- PROBLEM REQUIREMENTS:
Answer with one number: the count of lines in the listing below that hold the word "React".
--- START ---
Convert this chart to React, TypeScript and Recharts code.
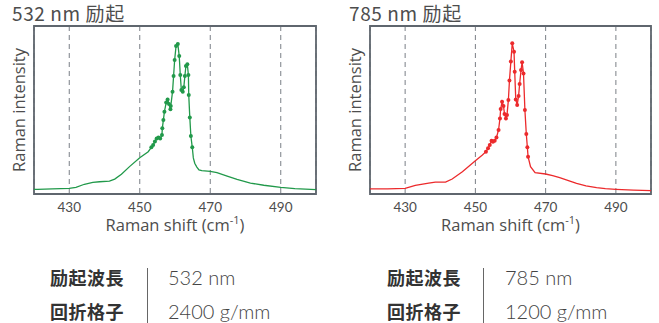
import React from "react";
import {
  LineChart,
  Line,
  XAxis,
  YAxis,
  CartesianGrid,
  ReferenceArea,
  Label,
} from "recharts";

// Raman shift (cm-1) and intensity (a.u., 0-100 of the plot height)
const greenShift = [
  420, 421, 425.2, 430, 431.9, 434.3, 436.7, 438.6, 441.4, 442.9, 444.8, 447.1, 450, 452.4,
  453.3, 453.8, 454.3, 454.8, 455.3, 455.8, 456.3, 456.4, 456.7, 457.0, 457.5, 457.9, 458.3,
  458.7, 458.8, 459.3, 459.6, 459.9, 460.3, 460.8, 461.2, 461.5, 461.8, 462.2, 462.5, 462.8,
  463.1, 463.5, 463.8, 463.9, 464.2, 464.5, 464.9,
  465.2, 465.6, 466.2, 466.8, 467.6, 470, 471.9, 474.8, 477.6, 481.4, 485.2, 490, 494, 500,
];
const greenIntensity = [
  2.8, 2.8, 3.0, 3.4, 4.0, 5.8, 6.9, 7.3, 7.7, 8.9, 11.7, 16.3, 21.6, 25.2,
  27.8, 29.2, 31.2, 33.1, 33.7, 33.1, 35.1, 39.1, 44.0, 49.0, 54.4, 56.3, 53.6,
  50.4, 52.4, 60.9, 70.2, 79.8, 88.1, 89.3, 82.1, 70.8, 61.9, 60.9, 63.5, 70.2,
  76.2, 77.2, 70.8, 58.9, 45.6, 34.5, 27.8,
  21.5, 18.3, 16.0, 14.3, 13.9, 13.5, 12.7, 10.7, 8.7, 6.5, 5.2, 4.0, 3.2, 2.6,
];
const greenMarked = [453.3, 464.9];

const redShift = [
  420, 425, 430, 432.9, 436.7, 438.6, 441.5, 443.4, 446.3, 450, 452,
  453.0, 453.6, 454.1, 454.6, 455.0, 455.5, 456.0, 456.6, 457.0, 457.2, 457.6, 458.0, 458.3,
  458.7, 459.0, 459.4, 459.7, 460.1, 460.5, 461.0, 461.2, 461.5, 461.9, 462.3, 462.6, 463.0,
  463.3, 463.7, 464.1, 464.5, 464.8, 465.0,
  465.7, 467, 470, 472, 474, 476.5, 478.8, 481.5, 484.5, 487, 490, 495, 500,
];
const redIntensity = [
  3.0, 3.1, 3.4, 5.2, 6.5, 7.1, 7.1, 8.9, 13.3, 19.8, 23.2,
  25.2, 27.2, 29.2, 31.7, 31.1, 31.7, 33.7, 38.1, 45.0, 50.6, 54.9, 52.4, 47.6,
  45.0, 47.0, 56.0, 67.5, 78.8, 89.7, 84.7, 72.8, 56.3, 53.0, 58.3, 65.5, 73.8,
  78.4, 71.8, 50.0, 35.7, 27.8, 22.2,
  16.3, 12.7, 11.9, 10.9, 9.7, 8.0, 6.3, 4.9, 3.8, 3.2, 2.8, 2.3, 2.0,
];
const redMarked = [452.9, 465.1];

const xTicks = [430, 450, 470, 490];

const panels = [
  { title: "532 nm 励起", wavelength: "532 nm", grating: "2400 g/mm" },
  { title: "785 nm 励起", wavelength: "785 nm", grating: "1200 g/mm" },
];

const TEXT = "#4d4d4d";
const FRAME = "#5f666e";

function Spectrum({
  shift,
  intensity,
  marked,
  color,
  yAxisWidth,
  width,
  rightMargin,
}: {
  shift: number[];
  intensity: number[];
  marked: number[];
  color: string;
  yAxisWidth: number;
  width: number;
  rightMargin: number;
}) {
  const data = shift.map((x, i) => ({ x, y: intensity[i] }));
  return (
    <LineChart
      width={width}
      height={240}
      data={data}
      margin={{ top: 26, right: rightMargin, bottom: 6, left: 0 }}
    >
      <CartesianGrid
        horizontal={false}
        stroke="#7a7f86"
        strokeDasharray="5 4"
        strokeWidth={1}
      />
      <XAxis
        dataKey="x"
        type="number"
        domain={[420, 500]}
        ticks={xTicks}
        tickLine={false}
        axisLine={false}
        height={40}
        tick={{ fill: TEXT, fontSize: 13.5, fontFamily: "Lato, sans-serif" }}
      >
        <Label
          content={({ viewBox }: any) => (
            <text
              x={viewBox.x + viewBox.width / 2}
              y={viewBox.y + 37}
              textAnchor="middle"
              fill={TEXT}
              fontSize={16.5}
              fontFamily="'Open Sans', sans-serif"
            >
              Raman shift (cm
              <tspan fontSize={11} dy={-7}>
                -1
              </tspan>
              <tspan dy={7}>)</tspan>
            </text>
          )}
        />
      </XAxis>
      <YAxis
        type="number"
        domain={[0, 100]}
        width={yAxisWidth}
        tick={false}
        tickLine={false}
        axisLine={false}
      >
        <Label
          content={({ viewBox }: any) => {
            const cx = viewBox.x + viewBox.width - 9;
            const cy = viewBox.y + viewBox.height / 2;
            return (
              <text
                x={cx}
                y={cy}
                transform={`rotate(-90 ${cx} ${cy})`}
                textAnchor="middle"
                fill={TEXT}
                fontSize={16.5}
                fontFamily="'Open Sans', sans-serif"
              >
                Raman intensity
              </text>
            );
          }}
        />
      </YAxis>
      <ReferenceArea
        x1={420}
        x2={500}
        y1={0}
        y2={100}
        fill="none"
        stroke={FRAME}
        strokeWidth={1.8}
        fillOpacity={0}
      />
      <Line
        type="linear"
        dataKey="y"
        stroke={color}
        strokeWidth={1.3}
        isAnimationActive={false}
        dot={(p: any) =>
          p.payload.x >= marked[0] && p.payload.x <= marked[1] ? (
            <circle key={p.index} cx={p.cx} cy={p.cy} r={2} fill={color} />
          ) : (
            <g key={p.index} />
          )
        }
        activeDot={false}
      />
    </LineChart>
  );
}

function Table({ left, line, value, wl, gr }: any) {
  const lab: React.CSSProperties = {
    position: "absolute",
    left,
    fontFamily: "'Noto Sans CJK JP', sans-serif",
    fontWeight: 700,
    fontSize: 18,
    color: "#333",
    letterSpacing: 0.5,
    lineHeight: "20px",
  };
  const val: React.CSSProperties = {
    position: "absolute",
    left: value,
    fontFamily: "Lato, sans-serif",
    fontWeight: 300,
    fontSize: 20,
    color: "#444",
    lineHeight: "20px",
  };
  return (
    <>
      <div style={{ ...lab, top: 267 }}>励起波長</div>
      <div style={{ ...lab, top: 301 }}>回折格子</div>
      <div
        style={{
          position: "absolute",
          left: line,
          top: 268,
          width: 1,
          height: 55,
          background: "#666",
        }}
      />
      <div style={{ ...val, top: 267 }}>{wl}</div>
      <div style={{ ...val, top: 301 }}>{gr}</div>
    </>
  );
}

export default function App() {
  const title: React.CSSProperties = {
    position: "absolute",
    top: 1,
    fontFamily: "'Noto Sans CJK JP', sans-serif",
    fontSize: 19,
    color: TEXT,
    letterSpacing: 0.6,
    lineHeight: "24px",
  };
  return (
    <div
      style={{
        position: "absolute",
        left: 0,
        top: 0,
        width: 659,
        height: 323,
        background: "#fff",
      }}
    >
      <div style={{ position: "absolute", left: 0, top: 0 }}>
        <Spectrum
          shift={greenShift}
          intensity={greenIntensity}
          marked={greenMarked}
          color="#21994a"
          yAxisWidth={34}
          width={330}
          rightMargin={14}
        />
      </div>
      <div style={{ position: "absolute", left: 330, top: 0 }}>
        <Spectrum
          shift={redShift}
          intensity={redIntensity}
          marked={redMarked}
          color="#ec2a2c"
          yAxisWidth={40}
          width={329}
          rightMargin={8}
        />
      </div>
      <div style={{ ...title, left: 12 }}>{panels[0].title}</div>
      <div style={{ ...title, left: 349 }}>{panels[1].title}</div>
      <Table left={50} line={147} value={168} wl={panels[0].wavelength} gr={panels[0].grating} />
      <Table left={387} line={483} value={505} wl={panels[1].wavelength} gr={panels[1].grating} />
    </div>
  );
}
--- END ---
- SOLUTION TO THIS EXERCISE:
5